_EXERCISE AIM_. Write out each line exactly as given. Leave the pictures out of your copy.

_AVAILABLE DATA_.
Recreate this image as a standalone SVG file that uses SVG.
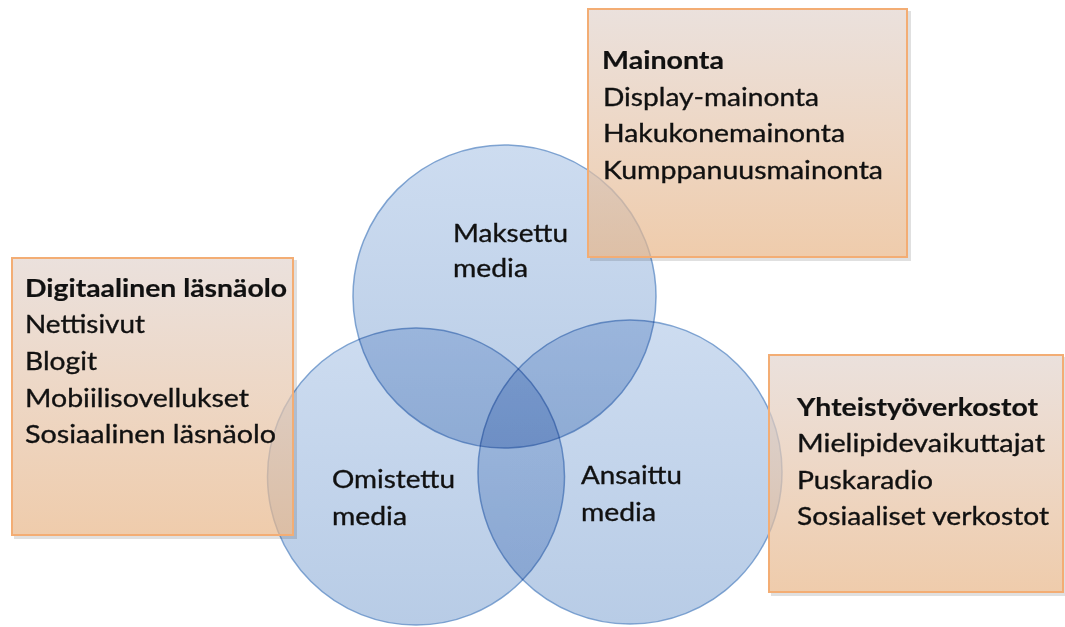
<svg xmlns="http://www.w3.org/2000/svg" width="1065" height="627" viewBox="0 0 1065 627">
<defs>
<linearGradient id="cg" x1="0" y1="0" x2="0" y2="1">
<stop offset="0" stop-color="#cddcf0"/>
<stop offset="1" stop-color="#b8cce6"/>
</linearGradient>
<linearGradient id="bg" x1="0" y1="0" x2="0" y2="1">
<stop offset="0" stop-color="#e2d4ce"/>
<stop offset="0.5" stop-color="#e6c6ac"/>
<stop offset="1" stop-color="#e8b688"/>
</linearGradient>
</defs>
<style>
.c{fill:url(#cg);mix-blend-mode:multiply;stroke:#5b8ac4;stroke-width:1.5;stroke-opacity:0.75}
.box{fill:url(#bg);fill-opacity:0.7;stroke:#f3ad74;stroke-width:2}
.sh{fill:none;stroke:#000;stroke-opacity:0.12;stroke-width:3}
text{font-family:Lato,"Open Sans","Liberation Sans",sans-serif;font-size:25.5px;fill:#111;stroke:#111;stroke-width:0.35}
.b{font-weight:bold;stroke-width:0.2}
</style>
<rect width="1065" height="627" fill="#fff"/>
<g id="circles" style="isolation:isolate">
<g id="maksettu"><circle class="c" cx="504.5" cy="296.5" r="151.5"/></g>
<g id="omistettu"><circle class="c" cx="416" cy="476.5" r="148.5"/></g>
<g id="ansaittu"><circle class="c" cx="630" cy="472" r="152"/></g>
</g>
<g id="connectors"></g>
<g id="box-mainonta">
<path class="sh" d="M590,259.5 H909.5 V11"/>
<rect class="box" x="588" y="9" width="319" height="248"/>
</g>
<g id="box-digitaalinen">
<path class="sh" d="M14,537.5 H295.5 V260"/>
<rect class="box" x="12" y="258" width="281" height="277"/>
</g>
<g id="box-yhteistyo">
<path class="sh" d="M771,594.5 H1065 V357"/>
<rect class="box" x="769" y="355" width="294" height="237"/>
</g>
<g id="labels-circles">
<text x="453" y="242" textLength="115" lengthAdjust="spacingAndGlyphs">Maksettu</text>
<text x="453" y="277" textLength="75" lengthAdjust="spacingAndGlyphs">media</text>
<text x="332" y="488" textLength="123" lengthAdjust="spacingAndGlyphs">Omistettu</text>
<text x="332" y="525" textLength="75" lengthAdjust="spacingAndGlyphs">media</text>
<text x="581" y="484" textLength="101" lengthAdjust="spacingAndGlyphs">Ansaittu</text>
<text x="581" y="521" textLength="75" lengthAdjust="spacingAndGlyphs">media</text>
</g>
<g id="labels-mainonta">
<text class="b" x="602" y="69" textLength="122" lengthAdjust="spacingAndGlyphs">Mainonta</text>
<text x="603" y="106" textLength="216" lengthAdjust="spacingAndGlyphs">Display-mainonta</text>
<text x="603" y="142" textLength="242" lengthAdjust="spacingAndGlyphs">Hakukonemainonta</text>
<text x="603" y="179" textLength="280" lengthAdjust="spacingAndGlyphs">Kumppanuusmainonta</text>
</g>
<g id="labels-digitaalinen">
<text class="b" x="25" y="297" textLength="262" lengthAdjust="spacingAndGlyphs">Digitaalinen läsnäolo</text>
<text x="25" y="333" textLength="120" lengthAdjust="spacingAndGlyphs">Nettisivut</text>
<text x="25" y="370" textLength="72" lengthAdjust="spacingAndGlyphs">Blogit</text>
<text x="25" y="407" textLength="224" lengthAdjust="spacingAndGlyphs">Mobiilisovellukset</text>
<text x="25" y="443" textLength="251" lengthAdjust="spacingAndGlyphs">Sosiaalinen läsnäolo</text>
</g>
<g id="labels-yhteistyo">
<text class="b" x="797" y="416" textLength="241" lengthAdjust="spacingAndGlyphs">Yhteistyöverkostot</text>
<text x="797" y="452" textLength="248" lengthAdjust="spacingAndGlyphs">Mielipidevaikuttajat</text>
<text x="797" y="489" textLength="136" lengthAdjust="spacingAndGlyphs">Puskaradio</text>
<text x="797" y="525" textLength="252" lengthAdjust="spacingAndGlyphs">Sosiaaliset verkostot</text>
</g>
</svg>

_EXPECTED ANSWER_.
Recreate this image as a standalone SVG file that uses SVG.
<svg xmlns="http://www.w3.org/2000/svg" width="1065" height="627" viewBox="0 0 1065 627">
<defs>
<linearGradient id="cg" x1="0" y1="0" x2="0" y2="1">
<stop offset="0" stop-color="#cddcf0"/>
<stop offset="1" stop-color="#b8cce6"/>
</linearGradient>
<linearGradient id="bg" x1="0" y1="0" x2="0" y2="1">
<stop offset="0" stop-color="#e2d4ce"/>
<stop offset="0.5" stop-color="#e6c6ac"/>
<stop offset="1" stop-color="#e8b688"/>
</linearGradient>
</defs>
<style>
.c{fill:url(#cg);mix-blend-mode:multiply;stroke:#5b8ac4;stroke-width:1.5;stroke-opacity:0.75}
.box{fill:url(#bg);fill-opacity:0.7;stroke:#f3ad74;stroke-width:2}
.sh{fill:none;stroke:#000;stroke-opacity:0.12;stroke-width:3}
text{font-family:Lato,"Open Sans","Liberation Sans",sans-serif;font-size:25.5px;fill:#111;stroke:#111;stroke-width:0.35}
.b{font-weight:bold;stroke-width:0.2}
</style>
<rect width="1065" height="627" fill="#fff"/>
<g id="circles" style="isolation:isolate">
<g id="maksettu"><circle class="c" cx="504.5" cy="296.5" r="151.5"/></g>
<g id="omistettu"><circle class="c" cx="416" cy="476.5" r="148.5"/></g>
<g id="ansaittu"><circle class="c" cx="630" cy="472" r="152"/></g>
</g>
<g id="connectors"></g>
<g id="box-mainonta">
<path class="sh" d="M590,259.5 H909.5 V11"/>
<rect class="box" x="588" y="9" width="319" height="248"/>
</g>
<g id="box-digitaalinen">
<path class="sh" d="M14,537.5 H295.5 V260"/>
<rect class="box" x="12" y="258" width="281" height="277"/>
</g>
<g id="box-yhteistyo">
<path class="sh" d="M771,594.5 H1065 V357"/>
<rect class="box" x="769" y="355" width="294" height="237"/>
</g>
<g id="labels-circles">
<text x="453" y="242" textLength="115" lengthAdjust="spacingAndGlyphs">Maksettu</text>
<text x="453" y="277" textLength="75" lengthAdjust="spacingAndGlyphs">media</text>
<text x="332" y="488" textLength="123" lengthAdjust="spacingAndGlyphs">Omistettu</text>
<text x="332" y="525" textLength="75" lengthAdjust="spacingAndGlyphs">media</text>
<text x="581" y="484" textLength="101" lengthAdjust="spacingAndGlyphs">Ansaittu</text>
<text x="581" y="521" textLength="75" lengthAdjust="spacingAndGlyphs">media</text>
</g>
<g id="labels-mainonta">
<text class="b" x="602" y="69" textLength="122" lengthAdjust="spacingAndGlyphs">Mainonta</text>
<text x="603" y="106" textLength="216" lengthAdjust="spacingAndGlyphs">Display-mainonta</text>
<text x="603" y="142" textLength="242" lengthAdjust="spacingAndGlyphs">Hakukonemainonta</text>
<text x="603" y="179" textLength="280" lengthAdjust="spacingAndGlyphs">Kumppanuusmainonta</text>
</g>
<g id="labels-digitaalinen">
<text class="b" x="25" y="297" textLength="262" lengthAdjust="spacingAndGlyphs">Digitaalinen läsnäolo</text>
<text x="25" y="333" textLength="120" lengthAdjust="spacingAndGlyphs">Nettisivut</text>
<text x="25" y="370" textLength="72" lengthAdjust="spacingAndGlyphs">Blogit</text>
<text x="25" y="407" textLength="224" lengthAdjust="spacingAndGlyphs">Mobiilisovellukset</text>
<text x="25" y="443" textLength="251" lengthAdjust="spacingAndGlyphs">Sosiaalinen läsnäolo</text>
</g>
<g id="labels-yhteistyo">
<text class="b" x="797" y="416" textLength="241" lengthAdjust="spacingAndGlyphs">Yhteistyöverkostot</text>
<text x="797" y="452" textLength="248" lengthAdjust="spacingAndGlyphs">Mielipidevaikuttajat</text>
<text x="797" y="489" textLength="136" lengthAdjust="spacingAndGlyphs">Puskaradio</text>
<text x="797" y="525" textLength="252" lengthAdjust="spacingAndGlyphs">Sosiaaliset verkostot</text>
</g>
</svg>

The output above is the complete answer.